[Pixman] Use of uninitialized values (?)

Søren Sandmann sandmann at cs.au.dk
Fri Dec 20 11:52:33 PST 2013


Siarhei Siamashka <siarhei.siamashka at gmail.com> writes:

> As a workaround (instead of plugging such holes all over the place),
> we might allocate the temporary buffers for general path, initialize
> them once and keep the pointers to these buffers in TLS. However this
> is not very nice and may hide real problems.

If we did this, it might make sense to allocate a large array, and then
hand out chunks of that array dynamically. Such a memory allocator could
be pretty simple if all allocated memory was considered freed at the end
of each composite operation. E.g., at the beginning of
pixman_image_composite() a 'current' pointer, also stored in TLS, would
be initialized to the array, and then some utility function would just
hand out new chunks as needed.

- Iterators could be dynamically allocated which would mean the structs
  didn't have to be public, so individual implementations could put
  whatever fields they wanted into the structs instead of relying on
  these fields:

    /* These fields are scratch data that implementations can use */
    void *                      data;
    uint8_t *                   bits;
    int                         stride;

- The temporary scanlines for the separable scalers could be allocated
  this way.

I'm not sure this is worth the complexity though.

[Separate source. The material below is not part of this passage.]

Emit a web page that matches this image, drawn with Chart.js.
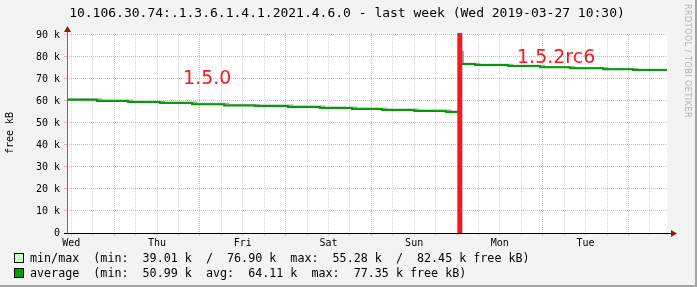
<!DOCTYPE html>
<html>
<head>
<meta charset="utf-8">
<script src="https://cdn.jsdelivr.net/npm/chart.js@4/dist/chart.umd.min.js"></script>
<style>
  html, body { margin: 0; padding: 0; background: #f3f3f3; }
  #wrap { position: relative; width: 697px; height: 287px; background: #f3f3f3;
          box-sizing: border-box; border-right: 2px solid #a4a4a4; border-bottom: 2px solid #a4a4a4; overflow: hidden; }
  canvas { position: absolute; left: 0; top: 0; }
  #title { position: absolute; left: 0; top: 5px; width: 694px; text-align: center;
           font: 13px "DejaVu Sans Mono", monospace; color: #000; white-space: pre; }
  #mark { position: absolute; left: 683px; top: 4px; writing-mode: vertical-rl;
          font: 8px "DejaVu Sans", sans-serif; color: #b0b0b0; letter-spacing: 0.5px; }
  .leg { position: absolute; left: 14px; font: 11.7px "DejaVu Sans Mono", monospace; color: #000; white-space: pre; }
  .leg i { display: inline-block; width: 8px; height: 8px; border: 1px solid #000; margin-right: 6px; vertical-align: -1px; }
</style>
</head>
<body>
<div id="wrap">
  <canvas id="c" width="697" height="287"></canvas>
  <div id="title">10.106.30.74:.1.3.6.1.4.1.2021.4.6.0 - last week (Wed 2019-03-27 10:30)</div>
  <div id="mark">RRDTOOL / TOBI OETIKER</div>
  <div class="leg" style="top:251px"><i style="background:#c8ffc8"></i>min/max  (min:  39.01 k  /  76.90 k  max:  55.28 k  /  82.45 k free kB)</div>
  <div class="leg" style="top:266px"><i style="background:#00a000"></i>average  (min:  50.99 k  avg:  64.11 k  max:  77.35 k free kB)</div>
</div>
<script>
// hours since start of the week window, values in k (thousands of kB)
// each value holds from its hour until the next hour
const avgHours = [0, 8.4, 17.1, 26.0, 35.0, 44.0, 52.6, 61.9, 70.8, 79.8, 88.2, 97.2, 106.1, 110.0, 114.2, 123.5, 132.4, 140.8, 150.1, 158.5, 168];
const avgKB = [60.6, 60.0, 59.5, 59.1, 58.5, 58.0, 57.7, 57.3, 56.8, 56.4, 55.9, 55.5, 55.0, 76.8, 76.4, 75.9, 75.3, 74.9, 74.4, 74.1, 74.1];

const maxHours = [0, 9.6, 18.3, 27.2, 36.2, 45.2, 53.8, 63.1, 72.0, 81.0, 89.4, 98.4, 107.3, 110.0, 110.9, 115.4, 124.7, 133.6, 142.0, 151.3, 159.7, 168];
const maxKB = [60.8, 60.2, 59.7, 59.3, 58.7, 58.2, 57.9, 57.5, 57.0, 56.6, 56.1, 55.7, 55.2, 82.4, 76.9, 76.5, 76.0, 75.4, 75.0, 74.5, 74.2, 74.2];

const upgradeHour = 110.0;
const dayNames = ['Wed', 'Thu', 'Fri', 'Sat', 'Sun', 'Mon', 'Tue'];
const firstNoonHour = 1.2;   // noon Wed, first 6h grid line
const yMaxKB = 90.9;

const noteTexts = ['1.5.0', '1.5.2rc6'];
const noteHours = [32.5, 126.0];
const noteKB = [67.7, 77.3];

const pts = (xs, ys) => xs.map((x, i) => ({ x: x, y: ys[i] }));

const MONO = '"DejaVu Sans Mono", monospace';
const MAJOR = '#eeb0b0';
const MINOR = '#d6d6d6';

const frame = {
  id: 'frame',
  beforeDraw(chart) {
    const { ctx, chartArea: a } = chart;
    ctx.save();
    ctx.fillStyle = '#fff';
    ctx.fillRect(a.left, a.top, a.right - a.left, a.bottom - a.top);
    ctx.restore();
  },
  beforeDatasetsDraw(chart) {
    const { ctx, chartArea: a } = chart;
    ctx.save();
    // y axis
    ctx.strokeStyle = '#707070';
    ctx.lineWidth = 1;
    ctx.beginPath();
    ctx.moveTo(a.left + 0.5, a.top - 4);
    ctx.lineTo(a.left + 0.5, a.bottom);
    ctx.stroke();
    // x axis
    ctx.strokeStyle = '#000';
    ctx.beginPath();
    ctx.moveTo(a.left - 3, a.bottom + 0.5);
    ctx.lineTo(a.right + 6, a.bottom + 0.5);
    ctx.stroke();
    // arrows
    ctx.fillStyle = '#8b1a1a';
    ctx.beginPath();
    ctx.moveTo(a.left + 0.5, a.top - 7);
    ctx.lineTo(a.left - 3, a.top - 1);
    ctx.lineTo(a.left + 4, a.top - 1);
    ctx.closePath();
    ctx.fill();
    ctx.beginPath();
    ctx.moveTo(a.right + 10, a.bottom + 0.5);
    ctx.lineTo(a.right + 4, a.bottom - 3);
    ctx.lineTo(a.right + 4, a.bottom + 4);
    ctx.closePath();
    ctx.fill();
    ctx.restore();
  },
  afterDatasetsDraw(chart) {
    const { ctx, scales } = chart;
    ctx.save();
    ctx.fillStyle = '#f01c24';
    ctx.font = '19px "DejaVu Sans", sans-serif';
    ctx.textBaseline = 'alphabetic';
    noteTexts.forEach((t, i) => {
      ctx.fillText(t, scales.x.getPixelForValue(noteHours[i]), scales.y.getPixelForValue(noteKB[i]));
    });
    ctx.restore();
  }
};

new Chart(document.getElementById('c'), {
  type: 'line',
  data: {
    datasets: [
      {
        label: 'min/max',
        data: pts(maxHours, maxKB),
        stepped: 'before',
        borderColor: '#a8a8a8',
        borderWidth: 2,
        pointRadius: 0,
        order: 3
      },
      {
        label: 'average',
        data: pts(avgHours, avgKB),
        stepped: 'before',
        borderColor: '#009e00',
        borderWidth: 2,
        pointRadius: 0,
        order: 2
      },
      {
        label: 'upgrade',
        data: [{ x: upgradeHour, y: 0 }, { x: upgradeHour, y: yMaxKB }],
        borderColor: '#ee1c24',
        borderWidth: 5,
        borderCapStyle: 'butt',
        pointRadius: 0,
        clip: 4,
        order: 1
      }
    ]
  },
  plugins: [frame],
  options: {
    responsive: false,
    animation: false,
    devicePixelRatio: 1,
    layout: { padding: { top: 33, right: 30, left: 0, bottom: 0 } },
    plugins: { legend: { display: false }, title: { display: false }, tooltip: { enabled: false } },
    scales: {
      x: {
        type: 'linear',
        min: 0,
        max: 168,
        afterBuildTicks(s) {
          const t = [];
          for (let i = 0; i < 28; i++) t.push({ value: firstNoonHour + i * 6 });
          s.ticks = t;
        },
        afterFit(s) { s.height = 54; },
        border: { display: false, dash: [1, 1] },
        grid: {
          color: c => (c.index % 4 === 2 ? MAJOR : MINOR),
          tickColor: c => (c.index % 4 === 2 ? MAJOR : MINOR),
          lineWidth: 1,
          tickLength: 3,
          drawTicks: true
        },
        ticks: {
          autoSkip: false,
          maxRotation: 0,
          padding: 1,
          color: '#000',
          font: { family: MONO, size: 10 },
          callback: (v, i) => (i % 4 === 0 ? dayNames[i / 4] : '')
        }
      },
      y: {
        type: 'linear',
        min: 0,
        max: yMaxKB,
        afterBuildTicks(s) {
          const t = [];
          for (let v = 0; v <= 90; v += 5) t.push({ value: v });
          s.ticks = t;
        },
        afterFit(s) { s.width = 67; },
        border: { display: false, dash: [1, 1] },
        title: {
          display: true,
          text: 'free kB',
          color: '#000',
          font: { family: MONO, size: 10 },
          padding: { top: 4, bottom: 0 }
        },
        grid: {
          color: c => (Math.round(c.tick.value) % 10 === 0 ? MAJOR : MINOR),
          tickColor: c => (Math.round(c.tick.value) % 10 === 0 ? MAJOR : MINOR),
          lineWidth: 1,
          tickLength: 3,
          drawTicks: true
        },
        ticks: {
          padding: 4,
          color: '#000',
          font: { family: MONO, size: 10 },
          callback: v => (Math.round(v) % 10 === 0 ? (v === 0 ? '0' : v + ' k') : '')
        }
      }
    }
  }
});
</script>
</body>
</html>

> By the way, going through the general path is not very good for
> performance. It would be really interesting to see why it does not
> hit some sse2 optimized fast path in this particular case.

Using a gradient source will cause this fallback.

Of course writing SSE/SSE2 (or AVX/AVX2 for people with Haswell
hardware) iterators for radial or linear gradients would be an excellent
way for someone to spend their Christmas vacation.